▶ Task to carry out
Give all the lines below again, exactly, with no pictures.

▶ Data extract
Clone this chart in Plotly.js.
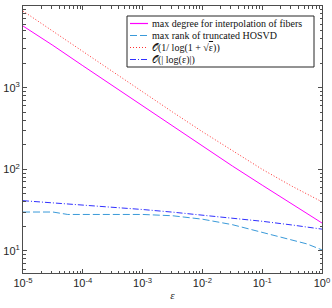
<!DOCTYPE html>
<html><head><meta charset="utf-8">
<script src="https://cdn.plot.ly/plotly-3.0.1.min.js"></script>
<style>html,body{margin:0;padding:0;background:#fff}#plot{width:332px;height:308px}</style>
</head><body><div id="plot"></div>
<script>
const epsVals = [1e-5, 3.162e-5, 1e-4, 3.162e-4, 1e-3, 3.162e-3, 1e-2, 3.162e-2, 1e-1, 3.162e-1, 1];
const maxDegree = [5700, 3300, 1860, 1060, 600, 340, 192, 110, 64, 37.6, 22];
const orderInvLog = [8700, 4910, 2770, 1563, 885, 504, 289, 168, 100, 62, 40];
const orderAbsLog = [41.3, 39.0, 36.7, 34.5, 32.2, 29.9, 27.6, 25.3, 23.1, 20.8, 18.5];
const rankEps = [1e-5, 3.162e-5, 5.6e-5, 1e-4, 1e-3, 3.162e-3, 1e-2, 3.162e-2, 1e-1, 3.162e-1, 0.56, 1];
const maxRank = [30, 30, 28, 28, 28, 27, 24.5, 21, 17, 13.6, 12.2, 10.3];
const names = ['max degree for interpolation of fibers', 'max rank of truncated HOSVD',
  '𝒪(1/ log(1 + √<span style="text-decoration:overline">ε</span>))', '𝒪(| log(ε)|)'];
const xTickExp = [-5, -4, -3, -2, -1, 0];
const yTickExp = [1, 2, 3, 4];

const colors = ['#ff00ff', '#3a9ad9', '#ff3030', '#3030ff'];
const dashes = ['solid', '7px,3px', '1px,2px', '6px,2px,1px,2px'];
const traces = [
  {x: epsVals, y: maxDegree, name: names[0], mode: 'lines', line: {color: colors[0], width: 1, dash: dashes[0]}},
  {x: rankEps, y: maxRank, name: names[1], mode: 'lines', line: {color: colors[1], width: 1, dash: dashes[1]}},
  {x: epsVals, y: orderInvLog, name: names[2], mode: 'lines', line: {color: colors[2], width: 1, dash: dashes[2]}},
  {x: epsVals, y: orderAbsLog, name: names[3], mode: 'lines', line: {color: colors[3], width: 1, dash: dashes[3]}}
];

function minorVals(e0, e1) {
  const v = [];
  for (let d = e0; d < e1; d++) for (let k = 2; k <= 9; k++) v.push(k * Math.pow(10, d));
  return v;
}
function axis(exps, lo, hi) {
  return {type: 'log', showgrid: false, zeroline: false, showline: true, linecolor: '#4d4d4d', linewidth: 1,
    mirror: 'allticks', ticks: 'inside', ticklen: 4, tickcolor: '#4d4d4d',
    tickmode: 'array', tickvals: exps.map(e => Math.pow(10, e)),
    ticktext: exps.map(e => '10<sup>' + (e < 0 ? '-' + (-e) : e) + '</sup>'),
    tickfont: {family: 'Liberation Sans, Arial', size: 11, color: '#262626'},
    minor: {tickmode: 'array', tickvals: minorVals(lo, hi), ticks: 'inside', ticklen: 2.5, tickcolor: '#4d4d4d', showgrid: false}};
}

// custom legend (pixel layout inside the plot area)
const L = 23, R = 322, T = 6, B = 273;
const px = v => (v - L) / (R - L), py = v => (B - v) / (B - T);
const shapes = [{type: 'rect', xref: 'paper', yref: 'paper', x0: px(127), x1: px(314), y0: py(67), y1: py(16),
  line: {color: '#262626', width: 1}, fillcolor: '#ffffff', layer: 'above'}];
const annotations = [];
const rowY = [23.5, 35.5, 47.5, 59.5];
names.forEach((n, i) => {
  shapes.push({type: 'line', xref: 'paper', yref: 'paper', x0: px(130), x1: px(148), y0: py(rowY[i]), y1: py(rowY[i]),
    line: {color: colors[i], width: 1.2, dash: dashes[i]}, layer: 'above'});
  annotations.push({xref: 'paper', yref: 'paper', x: px(150), y: py(rowY[i]), xanchor: 'left', yanchor: 'middle',
    text: n, showarrow: false, font: {family: 'Liberation Serif, DejaVu Serif, serif', size: 10, color: '#111'}});
});

const layout = {
  width: 332, height: 308, margin: {l: L, r: 332 - R, t: T, b: 308 - B},
  paper_bgcolor: '#fff', plot_bgcolor: '#fff', showlegend: false,
  xaxis: Object.assign(axis(xTickExp, -5, 0), {range: [-5, 0], title: {text: '<i>ε</i>', standoff: 3,
    font: {family: 'Liberation Serif, serif', size: 11, color: '#262626'}}}),
  yaxis: Object.assign(axis(yTickExp, 0, 4), {range: [0.73, 4.001]}),
  shapes: shapes, annotations: annotations
};
Plotly.newPlot('plot', traces, layout, {staticPlot: true});
</script></body></html>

▶ Solution to the exercise
Clone this chart in Plotly.js.
<!DOCTYPE html>
<html><head><meta charset="utf-8">
<script src="https://cdn.plot.ly/plotly-3.0.1.min.js"></script>
<style>html,body{margin:0;padding:0;background:#fff}#plot{width:332px;height:308px}</style>
</head><body><div id="plot"></div>
<script>
const epsVals = [1e-5, 3.162e-5, 1e-4, 3.162e-4, 1e-3, 3.162e-3, 1e-2, 3.162e-2, 1e-1, 3.162e-1, 1];
const maxDegree = [5700, 3300, 1860, 1060, 600, 340, 192, 110, 64, 37.6, 22];
const orderInvLog = [8700, 4910, 2770, 1563, 885, 504, 289, 168, 100, 62, 40];
const orderAbsLog = [41.3, 39.0, 36.7, 34.5, 32.2, 29.9, 27.6, 25.3, 23.1, 20.8, 18.5];
const rankEps = [1e-5, 3.162e-5, 5.6e-5, 1e-4, 1e-3, 3.162e-3, 1e-2, 3.162e-2, 1e-1, 3.162e-1, 0.56, 1];
const maxRank = [30, 30, 28, 28, 28, 27, 24.5, 21, 17, 13.6, 12.2, 10.3];
const names = ['max degree for interpolation of fibers', 'max rank of truncated HOSVD',
  '𝒪(1/ log(1 + √<span style="text-decoration:overline">ε</span>))', '𝒪(| log(ε)|)'];
const xTickExp = [-5, -4, -3, -2, -1, 0];
const yTickExp = [1, 2, 3, 4];

const colors = ['#ff00ff', '#3a9ad9', '#ff3030', '#3030ff'];
const dashes = ['solid', '7px,3px', '1px,2px', '6px,2px,1px,2px'];
const traces = [
  {x: epsVals, y: maxDegree, name: names[0], mode: 'lines', line: {color: colors[0], width: 1, dash: dashes[0]}},
  {x: rankEps, y: maxRank, name: names[1], mode: 'lines', line: {color: colors[1], width: 1, dash: dashes[1]}},
  {x: epsVals, y: orderInvLog, name: names[2], mode: 'lines', line: {color: colors[2], width: 1, dash: dashes[2]}},
  {x: epsVals, y: orderAbsLog, name: names[3], mode: 'lines', line: {color: colors[3], width: 1, dash: dashes[3]}}
];

function minorVals(e0, e1) {
  const v = [];
  for (let d = e0; d < e1; d++) for (let k = 2; k <= 9; k++) v.push(k * Math.pow(10, d));
  return v;
}
function axis(exps, lo, hi) {
  return {type: 'log', showgrid: false, zeroline: false, showline: true, linecolor: '#4d4d4d', linewidth: 1,
    mirror: 'allticks', ticks: 'inside', ticklen: 4, tickcolor: '#4d4d4d',
    tickmode: 'array', tickvals: exps.map(e => Math.pow(10, e)),
    ticktext: exps.map(e => '10<sup>' + (e < 0 ? '-' + (-e) : e) + '</sup>'),
    tickfont: {family: 'Liberation Sans, Arial', size: 11, color: '#262626'},
    minor: {tickmode: 'array', tickvals: minorVals(lo, hi), ticks: 'inside', ticklen: 2.5, tickcolor: '#4d4d4d', showgrid: false}};
}

// custom legend (pixel layout inside the plot area)
const L = 23, R = 322, T = 6, B = 273;
const px = v => (v - L) / (R - L), py = v => (B - v) / (B - T);
const shapes = [{type: 'rect', xref: 'paper', yref: 'paper', x0: px(127), x1: px(314), y0: py(67), y1: py(16),
  line: {color: '#262626', width: 1}, fillcolor: '#ffffff', layer: 'above'}];
const annotations = [];
const rowY = [23.5, 35.5, 47.5, 59.5];
names.forEach((n, i) => {
  shapes.push({type: 'line', xref: 'paper', yref: 'paper', x0: px(130), x1: px(148), y0: py(rowY[i]), y1: py(rowY[i]),
    line: {color: colors[i], width: 1.2, dash: dashes[i]}, layer: 'above'});
  annotations.push({xref: 'paper', yref: 'paper', x: px(150), y: py(rowY[i]), xanchor: 'left', yanchor: 'middle',
    text: n, showarrow: false, font: {family: 'Liberation Serif, DejaVu Serif, serif', size: 10, color: '#111'}});
});

const layout = {
  width: 332, height: 308, margin: {l: L, r: 332 - R, t: T, b: 308 - B},
  paper_bgcolor: '#fff', plot_bgcolor: '#fff', showlegend: false,
  xaxis: Object.assign(axis(xTickExp, -5, 0), {range: [-5, 0], title: {text: '<i>ε</i>', standoff: 3,
    font: {family: 'Liberation Serif, serif', size: 11, color: '#262626'}}}),
  yaxis: Object.assign(axis(yTickExp, 0, 4), {range: [0.73, 4.001]}),
  shapes: shapes, annotations: annotations
};
Plotly.newPlot('plot', traces, layout, {staticPlot: true});
</script></body></html>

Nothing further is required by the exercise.